Exercise objective:
Take the lines from the top down to and including the one with "const vlineT = [4e-5, 0.1];" and repeat them exactly. Omit images.

Given information:
———
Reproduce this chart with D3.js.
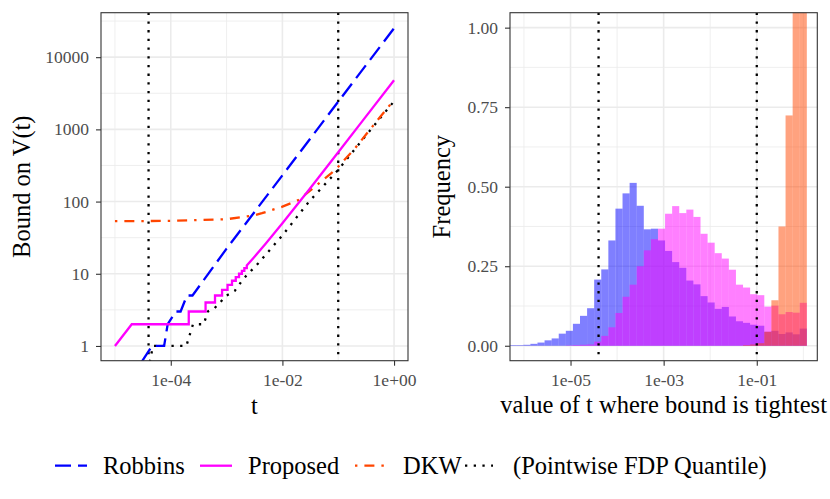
<!DOCTYPE html>
<html>
<head>
<meta charset="utf-8">
<script src="https://cdn.jsdelivr.net/npm/d3@7"></script>
<style>
  body { margin: 0; background: #fff; }
  svg text { font-family: 'Liberation Serif', 'DejaVu Serif', 'Noto Serif', serif; }
</style>
</head>
<body>
<svg id="chart" width="830" height="499"></svg>
<script>
// ---- left panel: bounds on V(t) ----
const robbinsT = [3e-5, 4.6e-5, 7.6e-5, 8.8e-5, 1.23e-4, 1.5e-4, 1.95e-4, 2.45e-4, 1e-3, 1e-2, 1e-1, 1];
const robbinsV = [0.6, 1, 1, 2, 3, 3, 5, 5, 22.3, 231, 2420, 25100];

const proposedT = [1e-5, 2e-5, 2.1e-4, 2.1e-4, 4.2e-4, 4.2e-4, 6.2e-4, 6.2e-4, 8.3e-4, 8.3e-4,
  1.04e-3, 1.04e-3, 1.25e-3, 1.25e-3, 1.46e-3, 1.46e-3, 1.67e-3, 1.67e-3, 1.88e-3, 1.88e-3,
  2.08e-3, 2.08e-3, 2.3e-3, 2.3e-3, 3e-3, 5e-3, 1e-2, 3e-2, 1e-1, 3e-1, 1];
const proposedV = [1, 2, 2, 3, 3, 4, 4, 5, 5, 6,
  6, 7, 7, 8, 8, 9, 9, 10, 10, 11,
  11, 12, 12, 13, 16.4, 26, 50, 146, 482, 1442, 4800];

const dkwT = [1e-5, 1e-4, 1e-3, 3e-3, 4.3e-3, 1e-2, 1.94e-2, 3.84e-2, 7.64e-2, 1e-1, 2e-1, 4.56e-1, 1];
const dkwV = [53.5, 54, 57, 64, 69, 85, 105, 161, 250, 304, 547, 1214, 2555];

const quantT = [4.2e-5, 4.8e-5, 1.9e-4, 2.5e-4, 3.9e-4, 4.6e-4, 6e-4, 1e-3, 1.4e-3, 2e-3, 3.7e-3, 1e-2, 3e-2, 1e-1, 3e-1, 1];
const quantV = [0.6, 1, 1, 2, 2, 3, 3.3, 5, 5.8, 8.5, 14, 34, 100, 275, 790, 2450];

const vlineT = [4e-5, 0.1];

// ---- right panel: histogram of where each bound is tightest (log10 bins) ----
const binStart = -6.319, binWidth = 0.15224;
const robbinsFreq = [0.002, 0.002, 0.003, 0.006, 0.01, 0.017, 0.023, 0.038, 0.047, 0.069, 0.094, 0.118,
  0.208, 0.24, 0.331, 0.431, 0.479, 0.512, 0.44, 0.366, 0.368, 0.331, 0.298, 0.263, 0.245, 0.205,
  0.193, 0.156, 0.136, 0.116, 0.122, 0.092, 0.077, 0.072, 0.066, 0.063, 0.044, 0.047, 0.037, 0.042, 0.036, 0.054];
const proposedFreq = [0, 0, 0, 0, 0, 0, 0, 0, 0.001, 0.002, 0.003, 0.004,
  0.013, 0.031, 0.058, 0.103, 0.154, 0.192, 0.25, 0.30, 0.335, 0.368, 0.415, 0.439, 0.417, 0.428,
  0.405, 0.352, 0.324, 0.291, 0.274, 0.239, 0.192, 0.183, 0.162, 0.159, 0.123, 0.126, 0.099, 0.106, 0.104, 0.135];
const dkwFreq = [0, 0, 0, 0, 0, 0, 0, 0, 0, 0, 0, 0,
  0, 0, 0, 0, 0, 0, 0, 0, 0, 0, 0, 0, 0, 0,
  0, 0, 0, 0, 0, 0, 0, 0.002, 0.004, 0.008, 0.044, 0.143, 0.375, 0.724, 1.6, 2.4];

// ---- ticks ----
const leftXMajor = [1e-4, 1e-2, 1], leftXLabels = ["1e-04", "1e-02", "1e+00"];
const leftXMinor = [1e-5, 1e-3, 1e-1];
const leftYMajor = [1, 10, 100, 1000, 10000], leftYLabels = ["1", "10", "100", "1000", "10000"];
const leftYMinor = [3.1623, 31.623, 316.23, 3162.3, 31623];
const rightXMajor = [1e-5, 1e-3, 1e-1], rightXLabels = ["1e-05", "1e-03", "1e-01"];
const rightXMinor = [1e-6, 1e-4, 1e-2, 1];
const rightYMajor = [0, 0.25, 0.5, 0.75, 1], rightYLabels = ["0.00", "0.25", "0.50", "0.75", "1.00"];
const rightYMinor = [0.125, 0.375, 0.625, 0.875];

const seriesNames = ["Robbins", "Proposed", "DKW", "(Pointwise FDP Quantile)"];
const colors = {Robbins: "#0000FF", Proposed: "#FF00FF", DKW: "#FF4500", quant: "#000000"};
const dashes = {Robbins: "16,7", Proposed: null, DKW: "2.4,7,10,7", quant: "2.3,6.4"};

const FONT = "'Liberation Serif', 'DejaVu Serif', 'Noto Serif', serif";
const svg = d3.select("#chart");
const tickFont = 17.5, titleFont = 24.5;

const xL = d3.scaleLog().domain([Math.pow(10, -5.25), Math.pow(10, 0.25)]).range([101, 408]);
const yL = d3.scaleLog().domain([Math.pow(10, -0.204), Math.pow(10, 4.616)]).range([360.7, 12.7]);
const xR = d3.scaleLog().domain([Math.pow(10, -6.3), Math.pow(10, 0.3)]).range([510, 817.3]);
const yR = d3.scaleLinear().domain([-0.047, 1.047]).range([360.7, 12.7]);

function label(sel, size) {
  return sel.attr("font-family", FONT).style("font-family", FONT).style("font-size", size + "px");
}

function drawFrame(id, x, y, xMajor, xMinor, yMajor, yMinor, xLabels, yLabels) {
  let [x0, x1] = x.range(), [y1, y0] = y.range();
  let g = svg.append("g");
  g.append("clipPath").attr("id", id)
    .append("rect").attr("x", x0).attr("y", y0).attr("width", x1 - x0).attr("height", y1 - y0);
  g.append("rect").attr("x", x0).attr("y", y0).attr("width", x1 - x0).attr("height", y1 - y0)
    .attr("fill", "#fff");

  let grid = g.append("g");
  [[xMinor, 0.8], [xMajor, 1.6]].forEach(([vals, w]) => {
    grid.selectAll(null).data(vals).enter().append("line")
      .attr("x1", d => x(d)).attr("x2", d => x(d)).attr("y1", y0).attr("y2", y1)
      .attr("stroke", "#EBEBEB").attr("stroke-width", w);
  });
  [[yMinor, 0.8], [yMajor, 1.6]].forEach(([vals, w]) => {
    grid.selectAll(null).data(vals).enter().append("line")
      .attr("x1", x0).attr("x2", x1).attr("y1", d => y(d)).attr("y2", d => y(d))
      .attr("stroke", "#EBEBEB").attr("stroke-width", w);
  });

  let xAxis = d3.axisBottom(x).tickValues(xMajor)
    .tickFormat((d, i) => xLabels[i]).tickSize(5).tickPadding(8);
  let yAxis = d3.axisLeft(y).tickValues(yMajor)
    .tickFormat((d, i) => yLabels[i]).tickSize(5).tickPadding(7);

  let ax = svg.append("g").attr("transform", `translate(0,${y1})`).call(xAxis);
  let ay = svg.append("g").attr("transform", `translate(${x0},0)`).call(yAxis);
  [ax, ay].forEach(a => {
    a.attr("font-family", FONT);
    a.select(".domain").remove();
    a.selectAll("line").attr("stroke", "#333").attr("stroke-width", 1.1);
    label(a.selectAll("text").attr("fill", "#4D4D4D"), tickFont);
  });

  let plot = svg.append("g").attr("clip-path", `url(#${id})`);
  return {plot, x0, x1, y0, y1};
}

function drawBorder(p) {
  svg.append("rect").attr("x", p.x0).attr("y", p.y0)
    .attr("width", p.x1 - p.x0).attr("height", p.y1 - p.y0)
    .attr("fill", "none").attr("stroke", "#333").attr("stroke-width", 1.1);
}

function drawVlines(p, x) {
  p.plot.selectAll(null).data(vlineT).enter().append("line")
    .attr("x1", d => x(d)).attr("x2", d => x(d)).attr("y1", p.y0).attr("y2", p.y1)
    .attr("stroke", "#000").attr("stroke-width", 2.3).attr("stroke-dasharray", dashes.quant);
}

// ---- left panel ----
const pL = drawFrame("clipL", xL, yL, leftXMajor, leftXMinor, leftYMajor, leftYMinor, leftXLabels, leftYLabels);
drawVlines(pL, xL);

const lineL = d3.line().x(d => xL(d[0])).y(d => yL(d[1]));
const curves = [
  {key: "quant", data: d3.zip(quantT, quantV)},
  {key: "DKW", data: d3.zip(dkwT, dkwV)},
  {key: "Robbins", data: d3.zip(robbinsT, robbinsV)},
  {key: "Proposed", data: d3.zip(proposedT, proposedV)}
];
pL.plot.selectAll(".curve").data(curves).enter().append("path")
  .attr("class", "curve")
  .attr("d", d => lineL(d.data))
  .attr("fill", "none")
  .attr("stroke", d => colors[d.key])
  .attr("stroke-width", 2.3)
  .attr("stroke-dasharray", d => dashes[d.key]);
drawBorder(pL);

label(svg.append("text"), titleFont).attr("x", (pL.x0 + pL.x1) / 2).attr("y", 414)
  .attr("text-anchor", "middle").text("t");
label(svg.append("text"), titleFont).attr("transform", `translate(30,${(pL.y0 + pL.y1) / 2}) rotate(-90)`)
  .attr("text-anchor", "middle").text("Bound on V(t)");

// ---- right panel ----
const pR = drawFrame("clipR", xR, yR, rightXMajor, rightXMinor, rightYMajor, rightYMinor, rightXLabels, rightYLabels);

const hists = [
  {key: "Robbins", vals: robbinsFreq},
  {key: "Proposed", vals: proposedFreq},
  {key: "DKW", vals: dkwFreq}
];
hists.forEach(h => {
  pR.plot.append("g").selectAll("rect").data(h.vals).enter().append("rect")
    .attr("x", (d, i) => xR(Math.pow(10, binStart + i * binWidth)))
    .attr("width", (d, i) => xR(Math.pow(10, binStart + (i + 1) * binWidth)) - xR(Math.pow(10, binStart + i * binWidth)))
    .attr("y", d => yR(d))
    .attr("height", d => yR(0) - yR(d))
    .attr("fill", colors[h.key])
    .attr("fill-opacity", 0.5);
});
drawVlines(pR, xR);
drawBorder(pR);

label(svg.append("text"), titleFont).attr("x", (pR.x0 + pR.x1) / 2).attr("y", 413)
  .attr("text-anchor", "middle").text("value of t where bound is tightest");
label(svg.append("text"), titleFont).attr("transform", `translate(450,${(pR.y0 + pR.y1) / 2}) rotate(-90)`)
  .attr("text-anchor", "middle").text("Frequency");

// ---- legend ----
const legendKeys = ["Robbins", "Proposed", "DKW", "quant"];
const keyX = [55, 200, 355, 465];
const legendY = 465.7;
const leg = svg.append("g");
legendKeys.forEach((k, i) => {
  leg.append("line").attr("x1", keyX[i]).attr("x2", keyX[i] + (k === "quant" ? 28 : 32))
    .attr("y1", legendY).attr("y2", legendY)
    .attr("stroke", colors[k]).attr("stroke-width", 2.3)
    .attr("stroke-dasharray", dashes[k]);
  label(leg.append("text"), titleFont).attr("x", keyX[i] + 48).attr("y", 474)
    .text(seriesNames[i]);
});
</script>
</body>
</html>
———
Complete output:
Reproduce this chart with D3.js.
<!DOCTYPE html>
<html>
<head>
<meta charset="utf-8">
<script src="https://cdn.jsdelivr.net/npm/d3@7"></script>
<style>
  body { margin: 0; background: #fff; }
  svg text { font-family: 'Liberation Serif', 'DejaVu Serif', 'Noto Serif', serif; }
</style>
</head>
<body>
<svg id="chart" width="830" height="499"></svg>
<script>
// ---- left panel: bounds on V(t) ----
const robbinsT = [3e-5, 4.6e-5, 7.6e-5, 8.8e-5, 1.23e-4, 1.5e-4, 1.95e-4, 2.45e-4, 1e-3, 1e-2, 1e-1, 1];
const robbinsV = [0.6, 1, 1, 2, 3, 3, 5, 5, 22.3, 231, 2420, 25100];

const proposedT = [1e-5, 2e-5, 2.1e-4, 2.1e-4, 4.2e-4, 4.2e-4, 6.2e-4, 6.2e-4, 8.3e-4, 8.3e-4,
  1.04e-3, 1.04e-3, 1.25e-3, 1.25e-3, 1.46e-3, 1.46e-3, 1.67e-3, 1.67e-3, 1.88e-3, 1.88e-3,
  2.08e-3, 2.08e-3, 2.3e-3, 2.3e-3, 3e-3, 5e-3, 1e-2, 3e-2, 1e-1, 3e-1, 1];
const proposedV = [1, 2, 2, 3, 3, 4, 4, 5, 5, 6,
  6, 7, 7, 8, 8, 9, 9, 10, 10, 11,
  11, 12, 12, 13, 16.4, 26, 50, 146, 482, 1442, 4800];

const dkwT = [1e-5, 1e-4, 1e-3, 3e-3, 4.3e-3, 1e-2, 1.94e-2, 3.84e-2, 7.64e-2, 1e-1, 2e-1, 4.56e-1, 1];
const dkwV = [53.5, 54, 57, 64, 69, 85, 105, 161, 250, 304, 547, 1214, 2555];

const quantT = [4.2e-5, 4.8e-5, 1.9e-4, 2.5e-4, 3.9e-4, 4.6e-4, 6e-4, 1e-3, 1.4e-3, 2e-3, 3.7e-3, 1e-2, 3e-2, 1e-1, 3e-1, 1];
const quantV = [0.6, 1, 1, 2, 2, 3, 3.3, 5, 5.8, 8.5, 14, 34, 100, 275, 790, 2450];

const vlineT = [4e-5, 0.1];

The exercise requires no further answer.